_Aim of the exercise_
Copy everything in the listing below word for word, apart from any images.

****************

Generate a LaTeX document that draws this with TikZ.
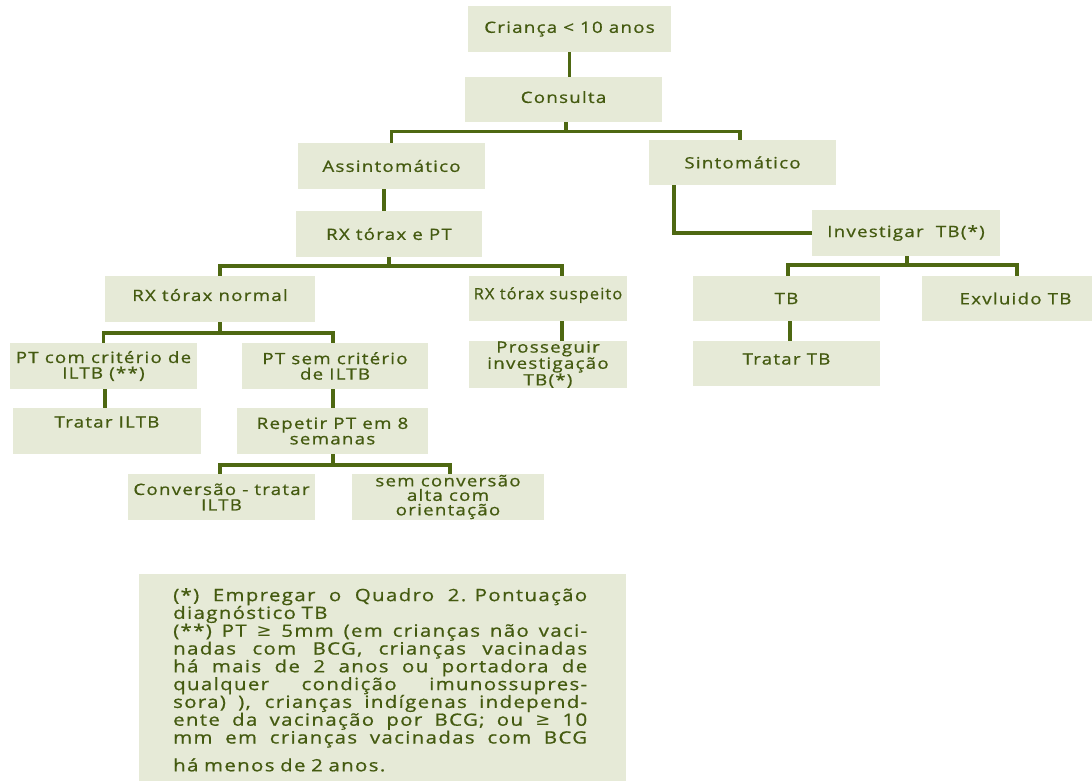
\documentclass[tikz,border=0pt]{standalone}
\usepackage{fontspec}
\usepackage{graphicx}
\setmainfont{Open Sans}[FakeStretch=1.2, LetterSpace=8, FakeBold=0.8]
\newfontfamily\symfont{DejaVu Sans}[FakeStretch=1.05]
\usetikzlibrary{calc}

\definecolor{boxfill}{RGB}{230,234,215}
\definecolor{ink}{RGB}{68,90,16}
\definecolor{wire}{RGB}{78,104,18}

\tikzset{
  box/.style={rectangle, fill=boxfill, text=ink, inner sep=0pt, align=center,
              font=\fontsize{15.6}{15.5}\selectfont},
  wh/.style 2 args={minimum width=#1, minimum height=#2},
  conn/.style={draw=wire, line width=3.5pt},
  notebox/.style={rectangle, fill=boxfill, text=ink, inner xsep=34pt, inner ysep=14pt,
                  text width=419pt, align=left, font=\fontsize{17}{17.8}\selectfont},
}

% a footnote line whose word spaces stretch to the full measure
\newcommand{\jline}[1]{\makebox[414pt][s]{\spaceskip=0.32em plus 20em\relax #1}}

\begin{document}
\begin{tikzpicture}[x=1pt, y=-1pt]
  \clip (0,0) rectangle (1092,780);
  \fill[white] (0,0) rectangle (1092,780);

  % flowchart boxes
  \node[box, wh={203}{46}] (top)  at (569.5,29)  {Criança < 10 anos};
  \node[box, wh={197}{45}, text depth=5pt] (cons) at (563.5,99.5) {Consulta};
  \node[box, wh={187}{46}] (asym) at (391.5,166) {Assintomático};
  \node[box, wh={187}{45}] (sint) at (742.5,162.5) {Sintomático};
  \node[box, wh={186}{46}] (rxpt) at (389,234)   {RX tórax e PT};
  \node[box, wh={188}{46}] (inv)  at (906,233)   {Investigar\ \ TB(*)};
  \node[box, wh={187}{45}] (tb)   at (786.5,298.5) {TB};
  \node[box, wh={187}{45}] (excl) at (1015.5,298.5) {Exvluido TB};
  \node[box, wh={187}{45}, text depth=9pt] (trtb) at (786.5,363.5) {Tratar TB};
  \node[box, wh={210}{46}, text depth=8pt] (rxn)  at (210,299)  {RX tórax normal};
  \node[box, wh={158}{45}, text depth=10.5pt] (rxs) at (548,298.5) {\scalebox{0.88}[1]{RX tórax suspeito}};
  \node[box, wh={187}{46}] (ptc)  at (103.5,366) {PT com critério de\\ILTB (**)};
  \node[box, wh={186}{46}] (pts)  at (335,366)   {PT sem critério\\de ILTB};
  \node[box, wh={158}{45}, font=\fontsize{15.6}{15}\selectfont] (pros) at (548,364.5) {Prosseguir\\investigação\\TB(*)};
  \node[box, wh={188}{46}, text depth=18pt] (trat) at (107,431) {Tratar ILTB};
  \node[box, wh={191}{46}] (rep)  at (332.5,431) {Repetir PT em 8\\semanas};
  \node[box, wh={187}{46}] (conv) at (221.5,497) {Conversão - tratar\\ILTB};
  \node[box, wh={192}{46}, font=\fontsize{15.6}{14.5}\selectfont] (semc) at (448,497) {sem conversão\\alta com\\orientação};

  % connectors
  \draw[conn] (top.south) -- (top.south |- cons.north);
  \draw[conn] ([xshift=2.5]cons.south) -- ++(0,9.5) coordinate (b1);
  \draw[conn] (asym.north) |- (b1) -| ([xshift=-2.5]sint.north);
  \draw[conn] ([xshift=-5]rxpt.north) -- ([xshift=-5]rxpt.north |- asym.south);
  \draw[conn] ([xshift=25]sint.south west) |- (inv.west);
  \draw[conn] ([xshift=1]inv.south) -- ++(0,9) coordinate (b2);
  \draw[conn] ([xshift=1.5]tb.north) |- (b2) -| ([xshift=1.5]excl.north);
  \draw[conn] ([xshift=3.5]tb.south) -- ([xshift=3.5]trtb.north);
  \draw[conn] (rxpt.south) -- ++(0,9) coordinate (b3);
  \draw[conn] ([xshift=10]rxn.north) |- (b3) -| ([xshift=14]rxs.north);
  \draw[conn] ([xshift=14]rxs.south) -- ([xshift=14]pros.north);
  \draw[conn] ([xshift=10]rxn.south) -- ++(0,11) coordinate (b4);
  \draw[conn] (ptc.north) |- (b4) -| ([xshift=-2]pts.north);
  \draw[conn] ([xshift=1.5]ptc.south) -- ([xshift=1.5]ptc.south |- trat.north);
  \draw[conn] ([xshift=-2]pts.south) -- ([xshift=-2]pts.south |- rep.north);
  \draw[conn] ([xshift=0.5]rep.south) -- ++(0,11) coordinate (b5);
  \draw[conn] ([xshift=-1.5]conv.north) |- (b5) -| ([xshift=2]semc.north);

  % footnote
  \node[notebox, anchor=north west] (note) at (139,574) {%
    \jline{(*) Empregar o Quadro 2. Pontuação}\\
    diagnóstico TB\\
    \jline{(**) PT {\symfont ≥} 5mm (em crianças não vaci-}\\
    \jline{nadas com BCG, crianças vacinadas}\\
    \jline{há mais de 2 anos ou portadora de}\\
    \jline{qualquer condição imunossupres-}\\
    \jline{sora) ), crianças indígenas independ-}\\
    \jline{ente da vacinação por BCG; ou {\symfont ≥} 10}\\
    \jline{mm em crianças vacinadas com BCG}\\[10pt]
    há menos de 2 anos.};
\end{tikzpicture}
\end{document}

****************

_Output of the exercise_
Generate a LaTeX document that draws this with TikZ.
\documentclass[tikz,border=0pt]{standalone}
\usepackage{fontspec}
\usepackage{graphicx}
\setmainfont{Open Sans}[FakeStretch=1.2, LetterSpace=8, FakeBold=0.8]
\newfontfamily\symfont{DejaVu Sans}[FakeStretch=1.05]
\usetikzlibrary{calc}

\definecolor{boxfill}{RGB}{230,234,215}
\definecolor{ink}{RGB}{68,90,16}
\definecolor{wire}{RGB}{78,104,18}

\tikzset{
  box/.style={rectangle, fill=boxfill, text=ink, inner sep=0pt, align=center,
              font=\fontsize{15.6}{15.5}\selectfont},
  wh/.style 2 args={minimum width=#1, minimum height=#2},
  conn/.style={draw=wire, line width=3.5pt},
  notebox/.style={rectangle, fill=boxfill, text=ink, inner xsep=34pt, inner ysep=14pt,
                  text width=419pt, align=left, font=\fontsize{17}{17.8}\selectfont},
}

% a footnote line whose word spaces stretch to the full measure
\newcommand{\jline}[1]{\makebox[414pt][s]{\spaceskip=0.32em plus 20em\relax #1}}

\begin{document}
\begin{tikzpicture}[x=1pt, y=-1pt]
  \clip (0,0) rectangle (1092,780);
  \fill[white] (0,0) rectangle (1092,780);

  % flowchart boxes
  \node[box, wh={203}{46}] (top)  at (569.5,29)  {Criança < 10 anos};
  \node[box, wh={197}{45}, text depth=5pt] (cons) at (563.5,99.5) {Consulta};
  \node[box, wh={187}{46}] (asym) at (391.5,166) {Assintomático};
  \node[box, wh={187}{45}] (sint) at (742.5,162.5) {Sintomático};
  \node[box, wh={186}{46}] (rxpt) at (389,234)   {RX tórax e PT};
  \node[box, wh={188}{46}] (inv)  at (906,233)   {Investigar\ \ TB(*)};
  \node[box, wh={187}{45}] (tb)   at (786.5,298.5) {TB};
  \node[box, wh={187}{45}] (excl) at (1015.5,298.5) {Exvluido TB};
  \node[box, wh={187}{45}, text depth=9pt] (trtb) at (786.5,363.5) {Tratar TB};
  \node[box, wh={210}{46}, text depth=8pt] (rxn)  at (210,299)  {RX tórax normal};
  \node[box, wh={158}{45}, text depth=10.5pt] (rxs) at (548,298.5) {\scalebox{0.88}[1]{RX tórax suspeito}};
  \node[box, wh={187}{46}] (ptc)  at (103.5,366) {PT com critério de\\ILTB (**)};
  \node[box, wh={186}{46}] (pts)  at (335,366)   {PT sem critério\\de ILTB};
  \node[box, wh={158}{45}, font=\fontsize{15.6}{15}\selectfont] (pros) at (548,364.5) {Prosseguir\\investigação\\TB(*)};
  \node[box, wh={188}{46}, text depth=18pt] (trat) at (107,431) {Tratar ILTB};
  \node[box, wh={191}{46}] (rep)  at (332.5,431) {Repetir PT em 8\\semanas};
  \node[box, wh={187}{46}] (conv) at (221.5,497) {Conversão - tratar\\ILTB};
  \node[box, wh={192}{46}, font=\fontsize{15.6}{14.5}\selectfont] (semc) at (448,497) {sem conversão\\alta com\\orientação};

  % connectors
  \draw[conn] (top.south) -- (top.south |- cons.north);
  \draw[conn] ([xshift=2.5]cons.south) -- ++(0,9.5) coordinate (b1);
  \draw[conn] (asym.north) |- (b1) -| ([xshift=-2.5]sint.north);
  \draw[conn] ([xshift=-5]rxpt.north) -- ([xshift=-5]rxpt.north |- asym.south);
  \draw[conn] ([xshift=25]sint.south west) |- (inv.west);
  \draw[conn] ([xshift=1]inv.south) -- ++(0,9) coordinate (b2);
  \draw[conn] ([xshift=1.5]tb.north) |- (b2) -| ([xshift=1.5]excl.north);
  \draw[conn] ([xshift=3.5]tb.south) -- ([xshift=3.5]trtb.north);
  \draw[conn] (rxpt.south) -- ++(0,9) coordinate (b3);
  \draw[conn] ([xshift=10]rxn.north) |- (b3) -| ([xshift=14]rxs.north);
  \draw[conn] ([xshift=14]rxs.south) -- ([xshift=14]pros.north);
  \draw[conn] ([xshift=10]rxn.south) -- ++(0,11) coordinate (b4);
  \draw[conn] (ptc.north) |- (b4) -| ([xshift=-2]pts.north);
  \draw[conn] ([xshift=1.5]ptc.south) -- ([xshift=1.5]ptc.south |- trat.north);
  \draw[conn] ([xshift=-2]pts.south) -- ([xshift=-2]pts.south |- rep.north);
  \draw[conn] ([xshift=0.5]rep.south) -- ++(0,11) coordinate (b5);
  \draw[conn] ([xshift=-1.5]conv.north) |- (b5) -| ([xshift=2]semc.north);

  % footnote
  \node[notebox, anchor=north west] (note) at (139,574) {%
    \jline{(*) Empregar o Quadro 2. Pontuação}\\
    diagnóstico TB\\
    \jline{(**) PT {\symfont ≥} 5mm (em crianças não vaci-}\\
    \jline{nadas com BCG, crianças vacinadas}\\
    \jline{há mais de 2 anos ou portadora de}\\
    \jline{qualquer condição imunossupres-}\\
    \jline{sora) ), crianças indígenas independ-}\\
    \jline{ente da vacinação por BCG; ou {\symfont ≥} 10}\\
    \jline{mm em crianças vacinadas com BCG}\\[10pt]
    há menos de 2 anos.};
\end{tikzpicture}
\end{document}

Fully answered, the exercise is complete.